裴子信神色怪异,“我没有其他意思,我就是听说安王这人男女通吃!你可要小心了。”
崔洛:“.........”
两个文弱书生躲避了一会,这时,一阵马蹄声传来,崔洛和裴子信很快就看见安王高高在上的,看着他二人。
“你!跟我过来!”他指着崔洛。
崔洛与裴子信面面相觑,最后还是跟着安王往林子里走了几步,但到底没有走多远,崔洛还是很忌惮安王的。

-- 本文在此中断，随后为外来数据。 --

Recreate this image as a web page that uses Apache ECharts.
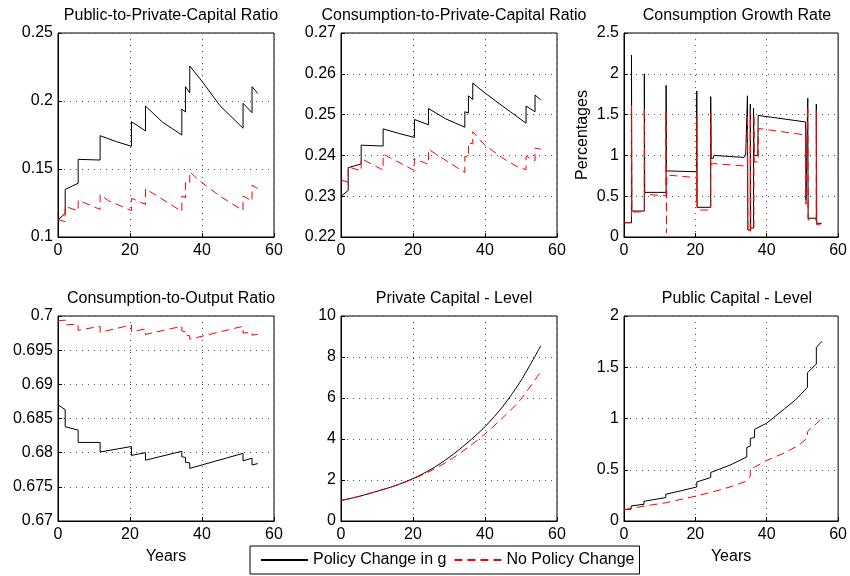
<!DOCTYPE html>
<html>
<head>
<meta charset="utf-8">
<script src="https://cdn.jsdelivr.net/npm/echarts@6/dist/echarts.min.js"></script>
<style>
html,body{margin:0;padding:0;background:#fff;}
#chart{width:850px;height:576px;}
</style>
</head>
<body>
<div id="chart"></div>
<script>
// ---------- DATA ----------
const seriesNames = ["Policy Change in g", "No Policy Change"];
const panelTitles = ["Public-to-Private-Capital Ratio", "Consumption-to-Private-Capital Ratio", "Consumption Growth Rate",
                     "Consumption-to-Output Ratio", "Private Capital - Level", "Public Capital - Level"];
const xTicks = [0, 20, 40, 60];

// Panel 1: Public-to-Private-Capital Ratio
const p1PolicyX = [0,2.0,2.0,5.6,5.6,11.7,11.7,16,20.4,20.4,24.3,24.3,29,34.4,34.4,35.4,35.4,36.6,36.6,40,45,51.4,51.4,53.9,53.9,55.5];
const p1PolicyY = [0.1125,0.1174,0.1350,0.1395,0.1571,0.1566,0.1745,0.1703,0.1667,0.1848,0.1780,0.1963,0.1845,0.1750,0.1940,0.1920,0.2105,0.2060,0.2257,0.2145,0.1965,0.1800,0.1983,0.1914,0.2105,0.2055];
const p1NoX = [0,2.0,2.0,5.6,5.6,11.7,11.7,14,20.4,20.4,24.3,24.3,34.4,34.4,35.4,35.4,36.6,36.6,38,40,45,51.4,51.4,53.9,53.9,55.5];
const p1NoY = [0.1130,0.1112,0.1225,0.1192,0.1270,0.1203,0.1312,0.1267,0.1195,0.1285,0.1240,0.1355,0.1188,0.1300,0.1290,0.1400,0.1390,0.1482,0.1444,0.1400,0.1300,0.1195,0.1302,0.1265,0.1382,0.1355];

// Panel 2: Consumption-to-Private-Capital Ratio
const p2PolicyX = [0,2.0,2.0,5.6,5.6,11.7,11.7,16,20.4,20.4,24.3,24.3,29,34.4,34.4,35.4,35.4,36.6,36.6,40,45,51.4,51.4,53.9,53.9,55.5];
const p2PolicyY = [0.2300,0.2314,0.2370,0.2379,0.2425,0.2423,0.2465,0.2454,0.2444,0.2488,0.2475,0.2515,0.2490,0.2469,0.2507,0.2504,0.2546,0.2537,0.2577,0.2553,0.2520,0.2479,0.2521,0.2507,0.2548,0.2536];
const p2NoX = [0,2.0,2.0,5.6,5.6,11.7,11.7,20.4,20.4,24.3,24.3,34.4,34.4,35.4,35.4,36.6,36.6,40,45,49,51.4,51.4,53.9,53.9,55.5];
const p2NoY = [0.2340,0.2334,0.2372,0.2362,0.2392,0.2364,0.2403,0.2363,0.2392,0.2378,0.2415,0.2358,0.2398,0.2395,0.2432,0.2428,0.2458,0.2425,0.2393,0.2372,0.2365,0.2398,0.2387,0.2418,0.2415];

// Panel 3: Consumption Growth Rate (percentages)
const p3PolicyX = [0,2.1,2.1,2.2,5.7,5.7,5.8,11.8,11.8,11.9,20.3,20.4,20.5,24.3,24.3,24.4,25.0,25.2,33.6,34.1,34.6,34.6,34.7,35.4,35.4,35.5,36.3,36.3,36.4,37.5,37.6,50.9,51.0,51.5,51.5,51.6,53.9,53.9,54.0,55.4];
const p3PolicyY = [0.175,0.175,2.23,0.318,0.318,2.00,0.547,0.547,1.86,0.81,0.80,1.79,0.364,0.364,1.72,0.965,0.965,1.0,0.975,1.0,1.0,1.73,0.086,0.086,1.63,0.11,0.11,1.58,1.0,1.0,1.49,1.41,0.45,0.45,1.70,0.23,0.23,1.63,0.168,0.168];
const p3NoX = [0,2.1,2.1,2.2,5.7,5.7,5.8,11.8,11.8,11.9,12.0,20.3,20.3,20.4,20.5,24.3,24.3,24.4,25.2,33.9,34.6,34.6,34.7,35.4,35.4,35.5,36.4,36.4,36.5,37.6,37.7,50.9,51.0,51.5,51.5,51.6,53.9,53.9,54.0,55.4];
const p3NoY = [0.175,0.175,1.62,0.305,0.31,1.59,0.523,0.505,1.56,0.05,0.76,0.727,0.43,1.48,0.33,0.33,1.51,0.89,0.90,0.87,0.87,1.50,0.07,0.07,1.55,0.08,0.08,1.50,0.92,0.92,1.33,1.25,0.40,0.40,1.60,0.21,0.21,1.55,0.15,0.15];

// Panel 4: Consumption-to-Output Ratio
const p4PolicyX = [0,2.0,2.0,5.6,5.6,11.7,11.7,20.4,20.4,24.3,24.3,34.4,34.4,35.4,35.4,36.6,36.6,51.4,51.4,53.9,53.9,55.5];
const p4PolicyY = [0.6870,0.6863,0.6838,0.6833,0.6815,0.6815,0.6801,0.6809,0.6796,0.6800,0.6789,0.6802,0.6794,0.6793,0.6786,0.6785,0.6777,0.6799,0.6788,0.6792,0.6782,0.6784];
const p4NoX = [0,2.0,2.0,5.6,5.6,11.7,11.7,20.4,20.4,24.3,24.3,34.4,34.4,35.4,35.4,36.6,36.6,51.4,51.4,53.9,53.9,55.5];
const p4NoY = [0.6993,0.6994,0.6987,0.6988,0.6979,0.6985,0.6976,0.6987,0.6977,0.6981,0.6973,0.6985,0.6978,0.6977,0.6972,0.6971,0.6966,0.6985,0.6975,0.6976,0.6972,0.6973];

// Panel 5: Private Capital - Level
const p5PolicyX = [0,5,10,15,20,25,30,35,40,45,50,55.5];
const p5PolicyY = [1.0,1.2,1.45,1.72,2.07,2.52,3.1,3.8,4.6,5.6,6.85,8.55];
const p5NoX = [0,5,10,15,20,25,30,35,40,45,50,55.5];
const p5NoY = [1.0,1.2,1.45,1.72,2.05,2.45,2.95,3.55,4.25,5.05,5.95,7.3];

// Panel 6: Public Capital - Level
const p6PolicyX = [0,2.0,2.0,5.6,5.6,11.7,11.7,16,20.4,20.4,24.3,24.3,30,34.4,34.4,35.4,35.4,36.6,36.6,40,45,48,51.4,51.4,53.9,53.9,55.5];
const p6PolicyY = [0.111,0.116,0.147,0.163,0.192,0.229,0.261,0.295,0.332,0.381,0.424,0.473,0.55,0.625,0.717,0.730,0.805,0.815,0.894,0.955,1.095,1.18,1.303,1.446,1.531,1.694,1.755];
const p6NoX = [0,2.0,2.0,5.6,5.6,11.7,11.7,20.4,20.4,24.3,24.3,30,34.4,35.4,35.4,36.6,40,45,49,51.4,51.4,53.9,55.5];
const p6NoY = [0.111,0.122,0.128,0.145,0.152,0.178,0.185,0.245,0.252,0.278,0.285,0.335,0.39,0.44,0.51,0.525,0.59,0.665,0.74,0.81,0.87,0.95,1.0];

// y-axis ranges per panel
const yMins = [0.1, 0.22, 0, 0.67, 0, 0];
const yMaxs = [0.25, 0.27, 2.5, 0.70, 10, 2];
const yIntervals = [0.05, 0.01, 0.5, 0.005, 2, 0.5];

// ---------- CHART ----------
const FONT = "'Liberation Sans', Arial, Helvetica, sans-serif";
const gridsPos = [
  {left:58, top:33, width:216, height:204},
  {left:341, top:33, width:216, height:204},
  {left:624, top:33, width:216, height:204},
  {left:58, top:316, width:216, height:205},
  {left:341, top:316, width:216, height:205},
  {left:624, top:316, width:216, height:205}
];
const policyX = [p1PolicyX,p2PolicyX,p3PolicyX,p4PolicyX,p5PolicyX,p6PolicyX];
const policyY = [p1PolicyY,p2PolicyY,p3PolicyY,p4PolicyY,p5PolicyY,p6PolicyY];
const noX = [p1NoX,p2NoX,p3NoX,p4NoX,p5NoX,p6NoX];
const noY = [p1NoY,p2NoY,p3NoY,p4NoY,p5NoY,p6NoY];
const zip = (xs, ys) => xs.map((x, i) => [x, ys[i]]);
const gridLine = {show:true, lineStyle:{color:'#555', width:1, type:[1,5]}};

const grids = [], xAxes = [], yAxes = [], series = [], titles = [];
gridsPos.forEach((g, i) => {
  grids.push(Object.assign({show:true, borderColor:'#000', borderWidth:1, backgroundColor:'#fff'}, g));
  titles.push({
    text: panelTitles[i], left: g.left + g.width/2, top: g.top - 30, textAlign:'center',
    textStyle:{fontFamily:FONT, fontSize:16, fontWeight:'normal', color:'#000'}
  });
  xAxes.push({
    type:'value', gridIndex:i, min:xTicks[0], max:xTicks[xTicks.length-1], interval:20,
    axisLine:{show:true, lineStyle:{color:'#000', width:1}},
    axisTick:{show:true, inside:true, length:4, lineStyle:{color:'#000'}},
    axisLabel:{fontFamily:FONT, fontSize:16, color:'#000', margin:6},
    splitLine:gridLine,
    name: (i === 3 || i === 5) ? 'Years' : '',
    nameLocation:'middle', nameGap:28,
    nameTextStyle:{fontFamily:FONT, fontSize:16, color:'#000'}
  });
  yAxes.push({
    type:'value', gridIndex:i, min:yMins[i], max:yMaxs[i], interval:yIntervals[i],
    axisLine:{show:true, lineStyle:{color:'#000', width:1}},
    axisTick:{show:true, inside:true, length:4, lineStyle:{color:'#000'}},
    axisLabel:{fontFamily:FONT, fontSize:16, color:'#000', margin:5,
      formatter: v => String(+v.toFixed(4))},
    splitLine:gridLine,
    name: i === 2 ? 'Percentages' : '',
    nameLocation:'middle', nameGap:33,
    nameTextStyle:{fontFamily:FONT, fontSize:16, color:'#000'}
  });
  series.push({
    name: seriesNames[0], type:'line', xAxisIndex:i, yAxisIndex:i,
    data: zip(policyX[i], policyY[i]), symbol:'none', smooth: i === 4 ? 0.3 : false,
    lineStyle:{color:'#000', width:1}, itemStyle:{color:'#000'}, z:3
  });
  series.push({
    name: seriesNames[1], type:'line', xAxisIndex:i, yAxisIndex:i,
    data: zip(noX[i], noY[i]), symbol:'none', smooth: i === 4 ? 0.3 : false,
    lineStyle:{color:'#ff0000', width:1, type:[8,5]}, itemStyle:{color:'#ff0000'}, z:4
  });
});

const chart = echarts.init(document.getElementById('chart'), null, {renderer:'canvas'});
chart.setOption({
  animation:false,
  backgroundColor:'#fff',
  title: titles,
  grid: grids,
  xAxis: xAxes,
  yAxis: yAxes,
  series: series,
  legend: {
    data: seriesNames, left:250, top:546, orient:'horizontal',
    padding:[6,5,6,10], itemGap:7, itemWidth:47, itemHeight:16,
    borderColor:'#000', borderWidth:1, backgroundColor:'#fff',
    itemStyle:{opacity:0, borderWidth:0},
    textStyle:{fontFamily:FONT, fontSize:16, color:'#000'}
  }
});
</script>
</body>
</html>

安王勒紧了缰绳,俊脸带笑:“崔洛,你记住今天,我朱启一定会让你成为上人上!”
崔洛后退了一步,“我只是提醒了王爷一句,无功不受禄。”
安王‘呵’了一声,不太喜欢崔洛想尽办法远离他,他俯身,很轻易就捏着崔洛的臂膀,手感实在太瘦小,但不乏女子的细软,哪怕只是这样,安王也有些爱不释手,他终于明白为何皇爷爷曾今会迷恋大臣和宦官的原因了!
不过,转念一想,如果天下都是他的了,宠爱一个臣子又算什么!天下人再有意见也只能憋着。
几刻之前,崔洛只是本能使然,才救了安王,她可不想要什么‘人上人’!
她挣扎一下,安王明显不愿意就此放开。他记得五岁离宫之前的一切,父皇告诉他,这个江山是他的。